Todos somos transportistas de ultraderecha
Tenemos que apoyarles porque desafían a un horrible Gobierno por el bien de todos. Y si escasea el papel higiénico, es buen momento para suscribirse al Gara
Usted quizá no lo sepa, pero es camionero. Sánchez sí lo sabe, y por eso ha movilizado a dos de sus floreros, la ministra de no sé qué y la ministra de no sé cuántos, a llamarles ultraderechistas.
Intenta Pedrito, con esa soflama burda, que a usted le dé apuro sumarse a la protesta, aunque tenga las mismas razones que ellos y deba estarles agradecido por haber dado el paso.
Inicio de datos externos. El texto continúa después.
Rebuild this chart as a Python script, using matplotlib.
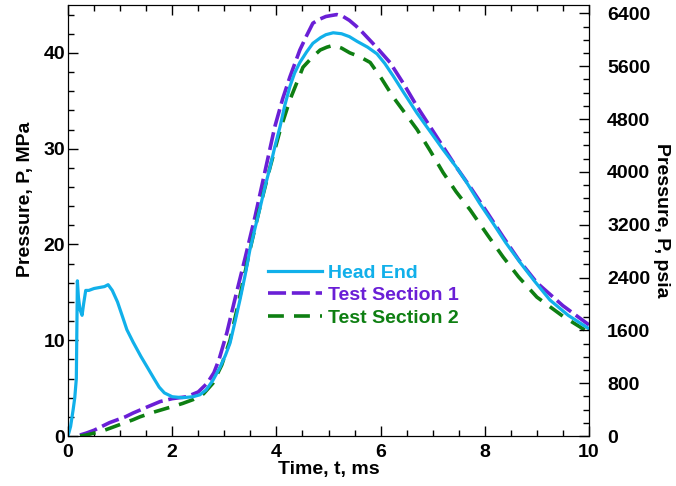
import matplotlib
matplotlib.use("Agg")
import matplotlib.pyplot as plt
from matplotlib.ticker import MultipleLocator

plt.rcParams['font.family'] = ['Liberation Sans', 'DejaVu Sans']
plt.rcParams['font.weight'] = 'bold'

# Head End
t_head = [0, 0.05, 0.10, 0.13, 0.16, 0.18, 0.20, 0.23, 0.27, 0.30, 0.34, 0.40, 0.50, 0.60, 0.70, 0.77, 0.85, 0.95, 1.05, 1.13, 1.25, 1.40, 1.52, 1.65, 1.75, 1.85, 2.0, 2.2, 2.4, 2.53, 2.65, 2.78, 2.92, 3.02, 3.11, 3.20, 3.30, 3.40, 3.49, 3.59, 3.69, 3.78, 3.88, 3.97, 4.07, 4.16, 4.26, 4.35, 4.45, 4.58, 4.70, 4.85, 4.95, 5.09, 5.25, 5.40, 5.55, 5.75, 5.93, 6.08, 6.24, 6.45, 6.70, 6.95, 7.20, 7.45, 7.66, 7.90, 8.16, 8.40, 8.68, 8.95, 9.25, 9.60, 10.0]
p_head = [0, 1.0, 2.8, 4.0, 6.0, 16.2, 14.5, 13.2, 12.6, 13.8, 15.2, 15.2, 15.4, 15.5, 15.6, 15.8, 15.2, 14.0, 12.4, 11.1, 9.8, 8.3, 7.2, 6.0, 5.1, 4.5, 4.1, 4.0, 4.1, 4.3, 4.8, 5.8, 7.2, 8.4, 9.7, 11.8, 14.2, 16.8, 19.4, 21.7, 23.9, 26.0, 28.1, 30.2, 32.3, 34.5, 36.5, 37.9, 39.0, 40.1, 41.0, 41.6, 41.9, 42.1, 42.0, 41.7, 41.2, 40.6, 39.9, 38.9, 37.6, 35.8, 33.7, 31.8, 29.9, 28.1, 26.4, 24.3, 22.2, 20.2, 18.1, 16.2, 14.2, 12.6, 11.2]

# Test Section 1
t_ts1 = [0.23, 0.35, 0.5, 0.65, 0.8, 0.95, 1.1, 1.25, 1.38, 1.55, 1.77, 2.0, 2.28, 2.5, 2.67, 2.80, 2.90, 3.05, 3.2, 3.4, 3.59, 3.78, 3.97, 4.12, 4.26, 4.45, 4.58, 4.70, 4.82, 4.95, 5.05, 5.16, 5.28, 5.40, 5.53, 5.66, 5.92, 6.18, 6.45, 6.70, 6.95, 7.20, 7.45, 7.72, 8.05, 8.35, 8.65, 9.0, 9.5, 10.0]
p_ts1 = [0.1, 0.3, 0.6, 1.0, 1.4, 1.7, 2.0, 2.4, 2.7, 3.1, 3.6, 3.9, 4.1, 4.6, 5.5, 6.6, 8.0, 10.8, 14.2, 18.6, 22.9, 27.6, 32.3, 35.2, 37.5, 40.3, 41.8, 43.1, 43.5, 43.8, 43.9, 44.0, 43.8, 43.4, 42.8, 42.1, 40.6, 39.0, 36.7, 34.4, 32.3, 30.2, 28.1, 26.0, 23.3, 20.8, 18.4, 16.0, 13.6, 11.6]

# Test Section 2
t_ts2 = [0.23, 0.35, 0.5, 0.65, 0.8, 0.95, 1.1, 1.25, 1.38, 1.65, 1.96, 2.2, 2.4, 2.6, 2.78, 2.95, 3.11, 3.30, 3.49, 3.68, 3.88, 4.07, 4.26, 4.40, 4.51, 4.68, 4.84, 4.97, 5.10, 5.25, 5.41, 5.60, 5.80, 6.02, 6.24, 6.47, 6.70, 6.95, 7.20, 7.45, 7.72, 8.05, 8.35, 8.65, 9.0, 9.5, 10.0]
p_ts2 = [0.0, 0.1, 0.3, 0.5, 0.8, 1.1, 1.4, 1.7, 2.0, 2.5, 3.0, 3.4, 3.8, 4.4, 5.5, 7.4, 10.0, 14.6, 19.4, 23.8, 28.1, 31.9, 35.1, 37.0, 38.5, 39.5, 40.3, 40.6, 40.8, 40.5, 40.0, 39.6, 39.0, 37.3, 35.4, 33.7, 32.0, 29.8, 27.5, 25.5, 23.6, 21.0, 18.7, 16.6, 14.5, 12.5, 10.8]

labels = ['Head End', 'Test Section 1', 'Test Section 2']
colors = ['#11b0ea', '#6a1fd6', '#0e7f12']

MPA_TO_PSI = 145.038
FS = 14

fig = plt.figure(figsize=(6.76, 4.86), dpi=100)
ax = fig.add_axes([68/676, 50/486, (589-68)/676, (436-5)/486])

ax.plot(t_head, p_head, color=colors[0], lw=2.3, label=labels[0], zorder=3)
ax.plot(t_ts1, p_ts1, color=colors[1], lw=2.6, dashes=(5, 1.6), label=labels[1], zorder=2)
ax.plot(t_ts2, p_ts2, color=colors[2], lw=2.6, dashes=(4.4, 2.8), label=labels[2], zorder=2)

ax.set_xlim(0, 10)
ax.set_ylim(0, 45)
ax.xaxis.set_major_locator(MultipleLocator(2))
ax.xaxis.set_minor_locator(MultipleLocator(0.5))
ax.yaxis.set_major_locator(MultipleLocator(10))
ax.yaxis.set_minor_locator(MultipleLocator(2))
ax.tick_params(which='both', direction='in', top=True, right=False, labelsize=FS, width=1)
ax.tick_params(which='major', length=7)
ax.tick_params(which='minor', length=4)
ax.tick_params(axis='x', pad=6)
ax.tick_params(axis='y', pad=2)
for lab in ax.get_xticklabels() + ax.get_yticklabels():
    lab.set_fontweight('bold')

ax.set_xlabel('Time, t, ms', fontsize=FS, fontweight='bold', labelpad=0)
ax.set_ylabel('Pressure, P, MPa', fontsize=FS, fontweight='bold')
ax.yaxis.set_label_coords(-0.065, 0.55)

ax2 = ax.twinx()
ax2.set_ylim(0, 45 * MPA_TO_PSI)
ax2.yaxis.set_major_locator(MultipleLocator(800))
ax2.yaxis.set_minor_locator(MultipleLocator(200))
ax2.tick_params(which='both', direction='in', labelsize=FS, width=1)
ax2.tick_params(which='major', length=7, pad=13)
ax2.tick_params(which='minor', length=4)
for lab in ax2.get_yticklabels():
    lab.set_fontweight('bold')
ax2.set_ylabel('Pressure, P, psia', fontsize=FS, fontweight='bold', rotation=270, labelpad=14)

leg = ax.legend(loc='upper left', bbox_to_anchor=(268/676, 1 - 264/486), bbox_transform=fig.transFigure,
                frameon=False, borderpad=0, borderaxespad=0, handlelength=2.8, handletextpad=0.3,
                labelspacing=0.26, prop={'weight': 'bold', 'size': FS}, labelcolor='linecolor')

fig.savefig('out.png', dpi=100)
Pero quizá no lo haga por el temor a que le llamen facha y le delaten ante la policía política del régimen, ese incipiente proyecto sanchista de reeducación que tanto rememora los usos soviéticos de Stalin narrados con apabullante precisión por el poeta y escritor siberiano Vitali Shentalinski en su imprescindible obra Denuncia contra Sócrates.
Pudiera pensarse que a este Gobierno le pasa con Franco como a Hiro Onoda con la Segunda Guerra Mundial: el tío, lugarteniente de la aviación japonesa, se refugió en la selva de Filipinas durante 29 años y desde allí siguió combatiendo a un enemigo ya imaginario: solo en 1974, tal vez harto del sushi de Manila, aceptó la capitulación.
Algo de eso tienen el batallón de maquis y partisanos que juegan aún hoy a la Guerra Civil, como otros lo hacen al paintball, disfrazándose de soldados de Durruti para bajar de una montaña mágica a pelear contra fantasmas sin percatarse de que, quienes ahora de verdad dan miedo, son ellos.
Pero hay algo más que el mero delirio ideológico y la simple utilización del maniqueísmo como herramienta de división y movilización: se trata de estigmatizar rápido al único colectivo que, en estos tiempos peligrosos, de hegemonía del poder absoluto y de degradación del sentido crítico, se ha atrevido a dar el paso de salir a la calle sin el permiso de los sindicatos, de La Sexta y de ese búnker tiránico llamado Moncloa que se cree el Acorazado Potemkin.
Porque el Gobierno chulísimo está acobardado como Bruce Ismay, el armador del Titanic que se salvó de su naufragio saltando a una barca reservada a mujeres y niños: sabe que los camioneros pueden catalizar la inevitable protesta de esa España real machacada, olvidada, esquilmada y además ofendida por una macrogranja de caraduras que no se bajan del Falcon ni renuncian al chuletón ni se aplican salarios de menos de cinco cifras.
Todos somos camioneros, menos la fauna y flora que apesebra en las ubres de Sánchez y repite sus soliloquios con el mismo sentido crítico que una almeja de Carril preguntada por el futuro de las bateas y las mismas ganancias, paradójicamente, que el dueño de la ría de Arosa entera.
Si hay que comer latas de sardinas un mes, se comen. Y si hay que tirar la leche quince días, se tira. Porque aunque todo ello sea un drama tras una catástrofe que ya sufrimos tras otra hecatombe en estos dos últimos años malditos; nos jugamos el futuro en este pulso cívico del hastío contra la negligencia.
Y si lo que acaba faltando es papel higiénico, tal vez sea buen momento para suscribirse al Gara.